Creativity requires time. It can’t be rushed. I split my time between writing content and completing tasks. I can rush through those tasks and finish them more quickly. To write well, I need to allow my creativity to move in its own timing. It can’t be rushed. When I’m feeling stuck, the best way to move through writer’s block is actually by sitting in the stillness and clearing my mind, focusing only on my breathing. This is where God meets me in the creative process- by slowing down.
Busyness is the enemy of creativity.
Creativity sparks the innovation and revelation that helps us be more effective in everything we do, especially work.
We sacrifice growth.
Personal growth and faith growth require time and space in our day to learn and observe. Listening to podcasts or reading books are great ways to gain knowledge and perspective on ourselves and God. For that knowledge to take root and move us toward maturity in Christ, we need to make space in our day to observe ourselves and apply our new-found knowledge to our behavior in each circumstance. Without taking time to observe and think deeply, most of what we learn as adults just won’t stick.

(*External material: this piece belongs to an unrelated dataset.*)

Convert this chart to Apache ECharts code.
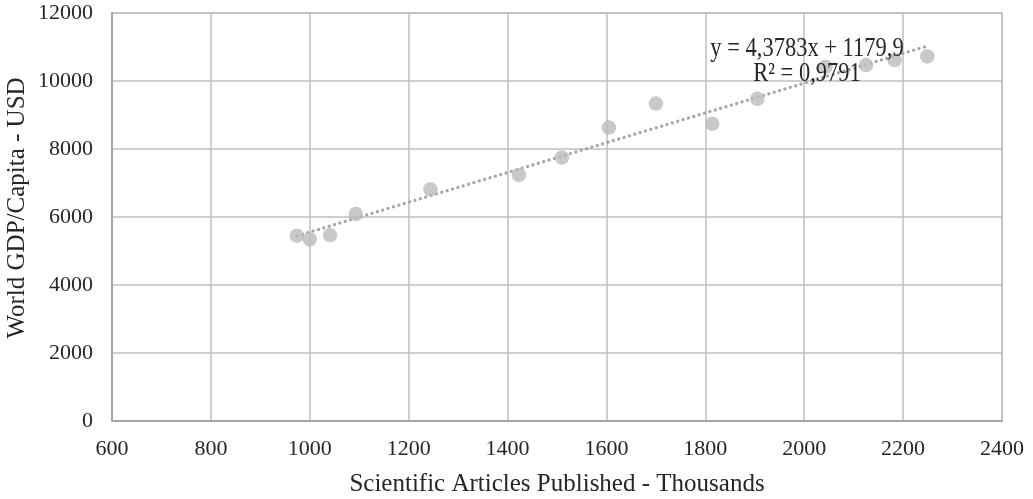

Luke 8:14-15 (NIV) The seed that fell among thorns stands for those who hear, but as they go on their way they are choked by life’s worries, riches and pleasures, and they do not mature. But the seed on good soil stands for those with a noble and good heart, who hear the word, retain it, and by persevering produce a crop.
Relationships, creativity, and growth are key to living a full life.
It may seem like the tasks on your to-do list can't wait but ask yourself if that task will be meaningful a month from now. Love, development, joy, faith, and self-awareness will still have meant something. Make sure you leave room for the things that have lasting value.
Make time for relationships, creativity, and growth by scheduling time in your calendar and committing to keeping those appointments.
Monthly- Make monthly lunches with your friends and weekly date nights with your spouse.
Weekly- List three things that you can do to play and create. Make sure you do one of them once a week.
Daily- Schedule time each morning to spend with God. Listen to a faith-based or growth-based podcast or audiobook on your way to work. Take time to observe yourself throughout your day and look for what God is doing. Drive home in silence and think about what you’ve learned from your podcast or book and how it applies to your life.